Material:
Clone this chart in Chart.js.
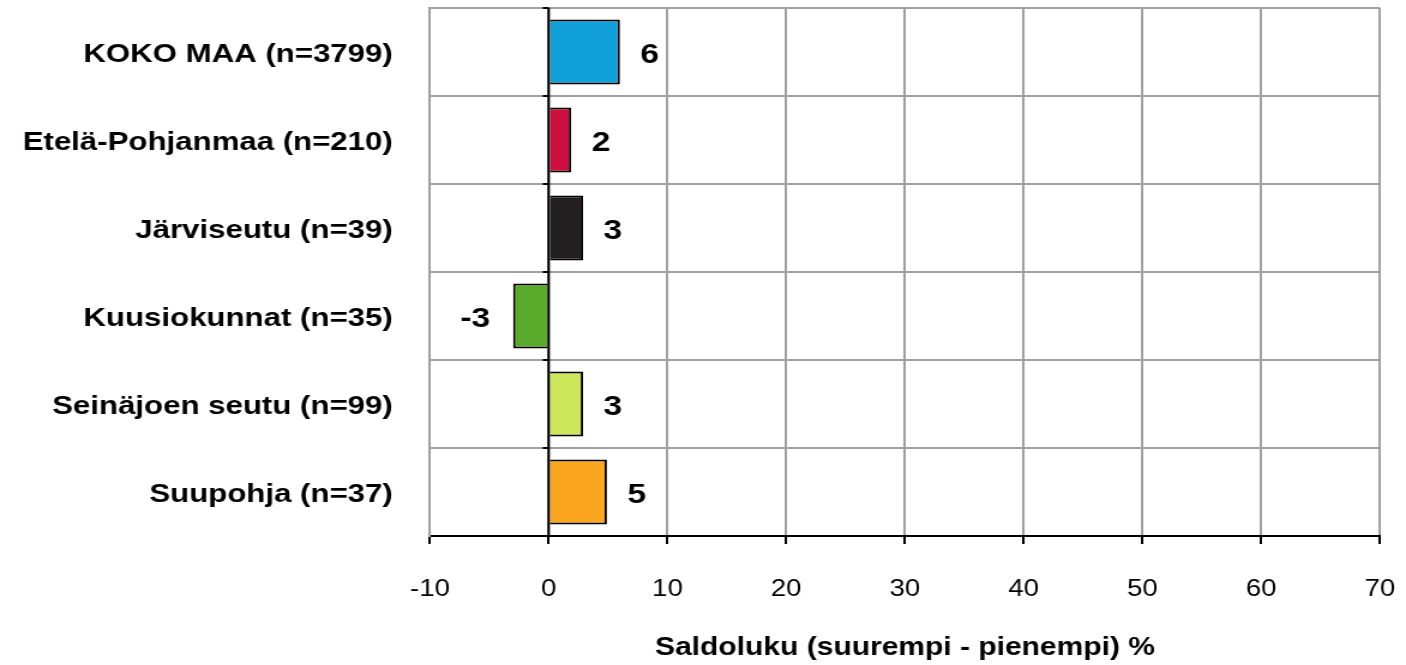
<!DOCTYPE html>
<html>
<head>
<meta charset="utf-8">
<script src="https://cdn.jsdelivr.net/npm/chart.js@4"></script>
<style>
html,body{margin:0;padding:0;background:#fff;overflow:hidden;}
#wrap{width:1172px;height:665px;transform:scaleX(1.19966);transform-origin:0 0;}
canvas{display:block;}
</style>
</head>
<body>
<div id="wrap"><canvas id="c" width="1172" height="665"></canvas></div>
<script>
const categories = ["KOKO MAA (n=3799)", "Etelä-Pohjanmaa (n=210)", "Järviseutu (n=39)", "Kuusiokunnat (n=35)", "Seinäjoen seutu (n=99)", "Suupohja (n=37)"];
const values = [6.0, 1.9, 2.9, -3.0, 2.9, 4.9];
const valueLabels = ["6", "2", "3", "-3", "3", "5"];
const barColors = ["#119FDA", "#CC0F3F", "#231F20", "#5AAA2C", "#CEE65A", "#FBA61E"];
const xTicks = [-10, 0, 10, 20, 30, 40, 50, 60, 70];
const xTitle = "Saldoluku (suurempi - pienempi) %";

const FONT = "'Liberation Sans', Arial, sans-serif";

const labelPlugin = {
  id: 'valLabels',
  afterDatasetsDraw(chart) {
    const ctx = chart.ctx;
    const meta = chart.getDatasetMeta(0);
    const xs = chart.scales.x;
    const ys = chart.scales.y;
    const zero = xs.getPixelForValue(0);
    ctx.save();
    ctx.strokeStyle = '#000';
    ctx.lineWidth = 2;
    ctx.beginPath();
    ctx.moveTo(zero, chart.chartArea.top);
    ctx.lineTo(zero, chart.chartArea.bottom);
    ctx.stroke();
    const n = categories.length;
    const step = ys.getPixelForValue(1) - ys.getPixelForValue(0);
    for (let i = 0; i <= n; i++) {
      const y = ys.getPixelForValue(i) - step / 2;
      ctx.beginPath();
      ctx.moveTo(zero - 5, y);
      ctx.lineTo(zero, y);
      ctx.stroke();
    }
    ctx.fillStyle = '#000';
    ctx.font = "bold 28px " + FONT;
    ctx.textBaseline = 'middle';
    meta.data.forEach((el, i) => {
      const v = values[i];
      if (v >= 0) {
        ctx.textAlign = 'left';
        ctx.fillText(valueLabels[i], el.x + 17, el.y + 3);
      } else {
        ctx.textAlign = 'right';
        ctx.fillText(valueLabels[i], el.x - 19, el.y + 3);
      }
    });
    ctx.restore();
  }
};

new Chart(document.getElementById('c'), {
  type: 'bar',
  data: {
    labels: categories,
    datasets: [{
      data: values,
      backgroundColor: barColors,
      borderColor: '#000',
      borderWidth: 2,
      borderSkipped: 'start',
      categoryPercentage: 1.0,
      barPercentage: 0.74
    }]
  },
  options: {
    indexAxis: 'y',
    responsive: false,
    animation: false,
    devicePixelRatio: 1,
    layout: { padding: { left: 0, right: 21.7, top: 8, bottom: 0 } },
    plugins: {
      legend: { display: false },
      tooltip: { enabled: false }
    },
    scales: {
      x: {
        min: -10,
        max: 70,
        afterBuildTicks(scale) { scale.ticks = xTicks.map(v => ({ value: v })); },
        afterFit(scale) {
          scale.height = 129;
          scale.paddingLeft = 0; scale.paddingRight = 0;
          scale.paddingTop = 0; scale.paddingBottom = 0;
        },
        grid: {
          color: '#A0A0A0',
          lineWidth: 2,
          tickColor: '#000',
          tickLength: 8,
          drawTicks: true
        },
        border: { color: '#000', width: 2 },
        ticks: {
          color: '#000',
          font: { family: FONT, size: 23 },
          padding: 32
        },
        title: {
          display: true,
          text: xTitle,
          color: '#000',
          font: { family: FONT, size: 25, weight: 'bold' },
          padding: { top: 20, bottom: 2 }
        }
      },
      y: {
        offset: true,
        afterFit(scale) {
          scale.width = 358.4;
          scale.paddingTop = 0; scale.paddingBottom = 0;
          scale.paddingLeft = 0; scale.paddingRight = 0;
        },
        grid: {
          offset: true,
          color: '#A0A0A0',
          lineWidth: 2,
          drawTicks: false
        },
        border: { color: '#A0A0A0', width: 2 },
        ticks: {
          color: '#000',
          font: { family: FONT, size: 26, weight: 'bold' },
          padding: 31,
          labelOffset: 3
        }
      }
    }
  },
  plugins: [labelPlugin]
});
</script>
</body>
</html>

Short exercise: Skip every picture and transcribe the data above exactly.

Task response:
Clone this chart in Chart.js.
<!DOCTYPE html>
<html>
<head>
<meta charset="utf-8">
<script src="https://cdn.jsdelivr.net/npm/chart.js@4"></script>
<style>
html,body{margin:0;padding:0;background:#fff;overflow:hidden;}
#wrap{width:1172px;height:665px;transform:scaleX(1.19966);transform-origin:0 0;}
canvas{display:block;}
</style>
</head>
<body>
<div id="wrap"><canvas id="c" width="1172" height="665"></canvas></div>
<script>
const categories = ["KOKO MAA (n=3799)", "Etelä-Pohjanmaa (n=210)", "Järviseutu (n=39)", "Kuusiokunnat (n=35)", "Seinäjoen seutu (n=99)", "Suupohja (n=37)"];
const values = [6.0, 1.9, 2.9, -3.0, 2.9, 4.9];
const valueLabels = ["6", "2", "3", "-3", "3", "5"];
const barColors = ["#119FDA", "#CC0F3F", "#231F20", "#5AAA2C", "#CEE65A", "#FBA61E"];
const xTicks = [-10, 0, 10, 20, 30, 40, 50, 60, 70];
const xTitle = "Saldoluku (suurempi - pienempi) %";

const FONT = "'Liberation Sans', Arial, sans-serif";

const labelPlugin = {
  id: 'valLabels',
  afterDatasetsDraw(chart) {
    const ctx = chart.ctx;
    const meta = chart.getDatasetMeta(0);
    const xs = chart.scales.x;
    const ys = chart.scales.y;
    const zero = xs.getPixelForValue(0);
    ctx.save();
    ctx.strokeStyle = '#000';
    ctx.lineWidth = 2;
    ctx.beginPath();
    ctx.moveTo(zero, chart.chartArea.top);
    ctx.lineTo(zero, chart.chartArea.bottom);
    ctx.stroke();
    const n = categories.length;
    const step = ys.getPixelForValue(1) - ys.getPixelForValue(0);
    for (let i = 0; i <= n; i++) {
      const y = ys.getPixelForValue(i) - step / 2;
      ctx.beginPath();
      ctx.moveTo(zero - 5, y);
      ctx.lineTo(zero, y);
      ctx.stroke();
    }
    ctx.fillStyle = '#000';
    ctx.font = "bold 28px " + FONT;
    ctx.textBaseline = 'middle';
    meta.data.forEach((el, i) => {
      const v = values[i];
      if (v >= 0) {
        ctx.textAlign = 'left';
        ctx.fillText(valueLabels[i], el.x + 17, el.y + 3);
      } else {
        ctx.textAlign = 'right';
        ctx.fillText(valueLabels[i], el.x - 19, el.y + 3);
      }
    });
    ctx.restore();
  }
};

new Chart(document.getElementById('c'), {
  type: 'bar',
  data: {
    labels: categories,
    datasets: [{
      data: values,
      backgroundColor: barColors,
      borderColor: '#000',
      borderWidth: 2,
      borderSkipped: 'start',
      categoryPercentage: 1.0,
      barPercentage: 0.74
    }]
  },
  options: {
    indexAxis: 'y',
    responsive: false,
    animation: false,
    devicePixelRatio: 1,
    layout: { padding: { left: 0, right: 21.7, top: 8, bottom: 0 } },
    plugins: {
      legend: { display: false },
      tooltip: { enabled: false }
    },
    scales: {
      x: {
        min: -10,
        max: 70,
        afterBuildTicks(scale) { scale.ticks = xTicks.map(v => ({ value: v })); },
        afterFit(scale) {
          scale.height = 129;
          scale.paddingLeft = 0; scale.paddingRight = 0;
          scale.paddingTop = 0; scale.paddingBottom = 0;
        },
        grid: {
          color: '#A0A0A0',
          lineWidth: 2,
          tickColor: '#000',
          tickLength: 8,
          drawTicks: true
        },
        border: { color: '#000', width: 2 },
        ticks: {
          color: '#000',
          font: { family: FONT, size: 23 },
          padding: 32
        },
        title: {
          display: true,
          text: xTitle,
          color: '#000',
          font: { family: FONT, size: 25, weight: 'bold' },
          padding: { top: 20, bottom: 2 }
        }
      },
      y: {
        offset: true,
        afterFit(scale) {
          scale.width = 358.4;
          scale.paddingTop = 0; scale.paddingBottom = 0;
          scale.paddingLeft = 0; scale.paddingRight = 0;
        },
        grid: {
          offset: true,
          color: '#A0A0A0',
          lineWidth: 2,
          drawTicks: false
        },
        border: { color: '#A0A0A0', width: 2 },
        ticks: {
          color: '#000',
          font: { family: FONT, size: 26, weight: 'bold' },
          padding: 31,
          labelOffset: 3
        }
      }
    }
  },
  plugins: [labelPlugin]
});
</script>
</body>
</html>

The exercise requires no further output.